Dust In My Coffee

Dust In My Coffee

Sunday, June 29, 2014

One Size Fits All



     Have you ever purchased an item that was sold as “one size fits all”?  There are some items, like a rain poncho, that worked for me to buy that way.  That wasn’t the case when I went to buy a pair of rubber gloves.   I found it very difficult to stuff my hands into a glove that was made for much smaller hands than mine.  Has this ever happened to you?    


     Imagine shopping for clothes if your choices were limited to the one size fits all label.  Would we be limited to buying stretch pants and pull-over tops?  The one time in my life that I actually liked elastic pants was when I was pregnant.   Even the labels small, medium and large can be frustrating if you don’t know how much they will shrink.  Fortunately, we have clothing made for all shapes and sizes including specialty stores for those needing even more choices. 

     What about food choices?  Besides a plethora of diets to choose from we also have plenty of choices when it comes to how the food was raised.   When I was a child, my mom didn’t have the labels of organic, grass-fed, hormone free, etc. to look at.   Mom often bought the items that were on sale that week to feed our family of eight.  Now when a mom goes to the store, there are labels and whole grocery aisles of specialty foods that can be quite confusing.  Learning what labels mean and understanding more about production practices can help.  You can learn more about labels here.

Steve and I enjoying one of our favorite meals
on our deck-steak with veggies and hash browns.
     When Steve and I were raising our children we could choose to eat food from our farm and from the grocery store.  I took pride in having a big garden with items to freeze or can for winter meals.
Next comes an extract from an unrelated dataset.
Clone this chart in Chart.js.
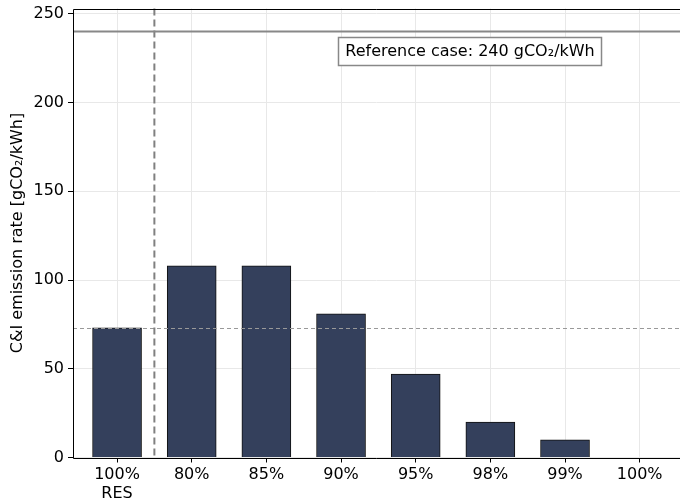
<!DOCTYPE html>
<html><head><meta charset="utf-8">
<script src="https://cdn.jsdelivr.net/npm/chart.js@4"></script>
<style>html,body{margin:0;padding:0;background:#fff}#wrap{width:680px;height:501px}</style>
</head><body><div id="wrap"><canvas id="c"></canvas></div>
<script>
const categories = [['100%','RES'], '80%', '85%', '90%', '95%', '98%', '99%', '100%'];
const emissionRates = [73, 108, 108, 81, 47, 20, 10, 0];
const referenceCase = 240;
const resLevel = 73;
const yTicks = [0, 50, 100, 150, 200, 250];
const referenceLabel = 'Reference case: 240 gCO\u2082/kWh';

const FONT = 'DejaVu Sans';
const FS = 16;
const overlay = {
  id: 'overlay',
  afterDatasetsDraw(chart) {
    const {ctx, chartArea: a, scales: {x, y}} = chart;
    ctx.save();
    ctx.strokeStyle = '#999'; ctx.lineWidth = 1; ctx.setLineDash([4, 3]);
    ctx.beginPath(); const yr = Math.round(y.getPixelForValue(resLevel)) + 0.5;
    ctx.moveTo(a.left, yr); ctx.lineTo(a.right, yr); ctx.stroke();
    ctx.strokeStyle = '#808080'; ctx.lineWidth = 2; ctx.setLineDash([7, 4]);
    const xv = x.getPixelForValue(0.5);
    ctx.beginPath(); ctx.moveTo(xv, a.top); ctx.lineTo(xv, a.bottom); ctx.stroke();
    ctx.setLineDash([]); ctx.strokeStyle = '#888'; ctx.lineWidth = 2;
    const y240 = y.getPixelForValue(referenceCase);
    ctx.beginPath(); ctx.moveTo(a.left, y240); ctx.lineTo(a.right, y240); ctx.stroke();
    ctx.strokeStyle = '#000'; ctx.lineWidth = 1;
    ctx.beginPath();
    ctx.moveTo(a.right, Math.round(a.top) + 0.5); ctx.lineTo(Math.round(a.left) + 0.5, Math.round(a.top) + 0.5);
    ctx.lineTo(Math.round(a.left) + 0.5, Math.round(a.bottom) + 0.5); ctx.lineTo(a.right, Math.round(a.bottom) + 0.5);
    ctx.stroke();
    ctx.font = FS + 'px "' + FONT + '"';
    const tw = ctx.measureText(referenceLabel).width;
    const cx = 470, cy = 51;
    const bw = tw + 14, bh = 28;
    ctx.fillStyle = '#fff';
    ctx.fillRect(cx - bw / 2, cy - bh / 2, bw, bh);
    ctx.strokeStyle = '#888'; ctx.lineWidth = 1.5;
    ctx.strokeRect(Math.round(cx - bw / 2) + 0.5, Math.round(cy - bh / 2) + 0.5, Math.round(bw), bh);
    ctx.fillStyle = '#000'; ctx.textAlign = 'center'; ctx.textBaseline = 'middle';
    ctx.fillText(referenceLabel, cx, cy + 1);
    ctx.restore();
  }
};

new Chart(document.getElementById('c'), {
  type: 'bar',
  data: {
    datasets: [{
      data: emissionRates.map((v, i) => ({x: i, y: v})),
      backgroundColor: 'rgb(52,64,92)',
      borderColor: '#111',
      borderWidth: 1,
      barThickness: 49
    }]
  },
  options: {
    responsive: true, maintainAspectRatio: false, animation: false,
    layout: {padding: 0},
    plugins: {legend: {display: false}, tooltip: {enabled: false}},
    scales: {
      x: {
        type: 'linear', min: -0.59, max: 7.54, offset: false,
        afterBuildTicks: s => { s.ticks = categories.map((c, i) => ({value: i})); },
        afterFit: s => { s.height = 43.5; s.paddingLeft = 0; s.paddingRight = 0; },
        ticks: {
          color: '#000', font: {family: FONT, size: FS}, padding: 3, maxRotation: 0, autoSkip: false,
          callback: (v) => categories[v]
        },
        grid: {color: '#e8e8e8', tickColor: '#000', tickLength: 5, lineWidth: 1, offset: false},
        border: {display: false}
      },
      y: {
        min: 0, max: 253,
        afterBuildTicks: s => { s.ticks = yTicks.map(v => ({value: v})); },
        afterFit: s => { s.width = 73; s.paddingTop = 8.5; s.paddingBottom = 0; },
        ticks: {color: '#000', font: {family: FONT, size: FS}, padding: 4},
        grid: {color: '#e8e8e8', tickColor: '#000', tickLength: 5},
        border: {display: false},
        title: {display: true, text: 'C&I emission rate [gCO\u2082/kWh]', color: '#000', font: {family: FONT, size: FS}, padding: {top: 8, bottom: 0}}
      }
    }
  },
  plugins: [overlay]
});
</script></body></html>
Perhaps many of you also enjoy gardening and eating the fruits, or veggies in my case, of your labor. We sometimes butcher a steer from our farm but also buy meat at the grocery store.  I never doubted the safety or quality of the food from the grocery store or from our farm.   How the food was raised was not a concern of mine and our children were healthy and active with doctor visits due mostly from sports injuries.   

My garden June 2014.   Some of the sweet corn is
starting to tassle.  We enjoyed radishes and broccoli
with snap peas nearly ready.  Plenty of weeds to pull!
     In our culture today we have many people concerned about how food is raised.   Part of that is due to the change in the size of farms as well as fewer people doing the farming.  Farms have changed over the centuries to meet the needs of the people needing to be fed.  The food choices we have today are very important so that those with food sensitivities can find what they need as well as the family on a tight budget.
This is a picture from the 1950's.  Four farmers are combining oats.   From
left to right you can see Farmall, Oliver, John Deere and Ford tractors. 

                Our farm practices are designed to feed more people using less resources.  We utilize the science and research done by our universities and yes, companies that sell us seed, weed control and veterinary medicine.  We utilize a hormone implant in cattle, antibiotics for disease and seed corn that can defend itself against a pest through DNA procedures.  It is very important to us to use methods that will leave us a better farm tomorrow.  Putting research into practice is akin to saying the proof is in the pudding.   Continually finding better ways to improve our soil, provide better care for the cattle and produce a healthy food choice is what we work for.   

Getting there from 3500 B.C. to 2010
     I encourage people on all sides of the debate about food production to first accept the need for a variety of farming methods and second to spend time getting to know farmers by asking us how we do what we do.  It is through shared friendly discussions that we all benefit from a continued food supply to meet the needs of a many sizes needed to fit all society.

This is Steve with our granddaughter, Ella, fishing in our pond
near our house and feedlot.  She is the next generation
we are striving to provide healthy and abundant food for.